Conflicting signs over which direction the trade conflict between the United States and China is headed have yanked markets in opposite directions.

A Bloomberg report that the world’s two largest economics were seeking to resume trade talks to defuse a battle over import tariffs saw stock markets edge up globally on Tuesday.

But a source said the Trump administration plans to propose a 25 percent tariff on $200 billion in Chinese imports, up from an original 10 percent, in a bid to pressure Beijing into making trade concessions.

That injected uncertainty into financial markets and new concern about what it would mean for China and the global economy.

Chinese shares, the offshore yuan and the Australian dollar all weakened.

European shares were mixed as a fresh batch of positive corporate earnings offset the worries about the U.S.-China trade conflict.

The pan-European STOXX 600 fell 0.2 percent while Germany’s DAX slipped 0.13 percent. Britain’s FTSE 100 tumbled 0.86 percent while France’s CAC 40 rose 0.13 percent.

Investors fear a trade war between Washington and Beijing could hit global growth, and prominent U.S. business groups have condemned Trump’s aggressive tariffs.

But analysts said Wednesday’s reaction remained fairly muted.

 “Overall the markets’ reaction has been subdued. The [currency] markets have calmed down relatively quickly. Maybe the market is underestimating the economic impacts of the tariffs and that is why it is keeping calm,” said Thu Lan Nguyen, a currencies strategist at Commerzbank in Frankfurt.

Stronger than expected earnings by Apple Inc pushed quarterly results beyond Wall Street targets on Tuesday, allaying some concerns about a tech sector shaken by recent sell-offs in Facebook Inc, Twitter Inc and Netflix Inc.

The tech retreat has overshadowed a generally buoyant U.S. earnings season, with average 22.6 percent profit growth and 83 percent of companies beating consensus estimates so far.

World stocks in July recorded their best monthly returns since January, despite trade tensions, growth fears and tech selling.

 

YEN DOWN

The yen continued to depreciate, falling 0.2 percent versus the dollar to 112.10 as Tuesday’s pledge by the Bank of Japan to keep rates extremely low for an extended period continued to weigh on the Japanese currency.
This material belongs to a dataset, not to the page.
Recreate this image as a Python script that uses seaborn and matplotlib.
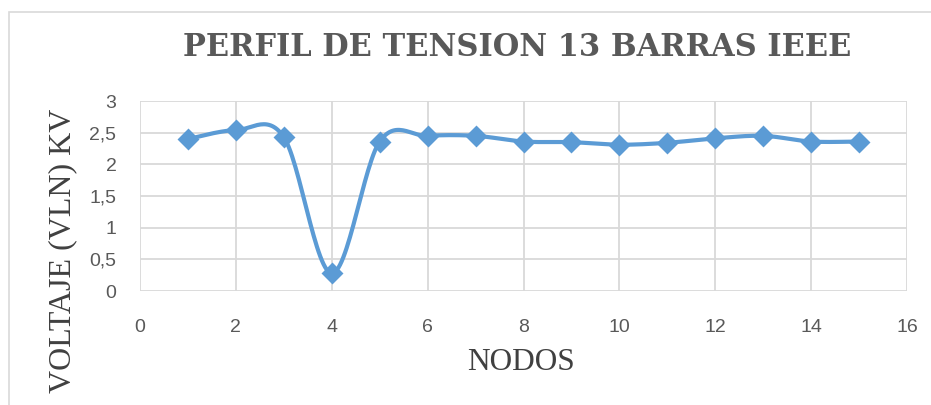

BOJ’s policy announcement on Tuesday to make its massive stimulus program more flexible provided some comfort to bond investors.

Traders appeared to be putting the BOJ’s tolerance for higher yields to the test on Wednesday as the benchmark 10-year JGB yield rose to 0.12 percent in its biggest one-day rise in two years.

 “Since the BOJ was vague about what its flexibility means, the market wants to test the bank’s pain threshold,” said Jan von Gerich, chief analyst at Nordea in Helsinki.

The central bank’s policy tweaks did not appear to show any inclination from the central bank to make a radical shift from its accommodative stance.

Investors are turning their attention to other central bank decisions this week. The U.S. Federal Reserve concludes its policy meeting on Wednesday.

Markets await the Fed policy statement for signs of whether the expected two rate hikes for the remainder of 2018 can be cemented into pricing and for any change in the tone of its policy statement.

 “Buying sentiment toward the dollar could receive a boost if the central bank strikes a hawkish tone,” Lukman Otunuga, research analyst at FXTM, wrote in a note.

The dollar index, which tracks the greenback against a basket of six major rivals, gained 0.2 percent to 94.663.

In Britain, a 25 basis-point hike is now widely expected on Thursday when the Bank of England meets, despite economic weakness linked to Britain’s looming European Union exit.

The pound held at $1.3119, above a more than 10-month trough of $1.2955 touched earlier in July.

In commodities, oil prices fell on industry data showing an unexpected rise in U.S. crude stockpiles. The slump in crude prices comes after their largest monthly decline in two years in July.

U.S. crude dipped 0.6 percent to $73.63 a barrel, while Brent LCOc1 gave up 0.8 percent to $73.61 per barrel.

Spot gold fell 0.1 percent to $1,222.99 per ounce.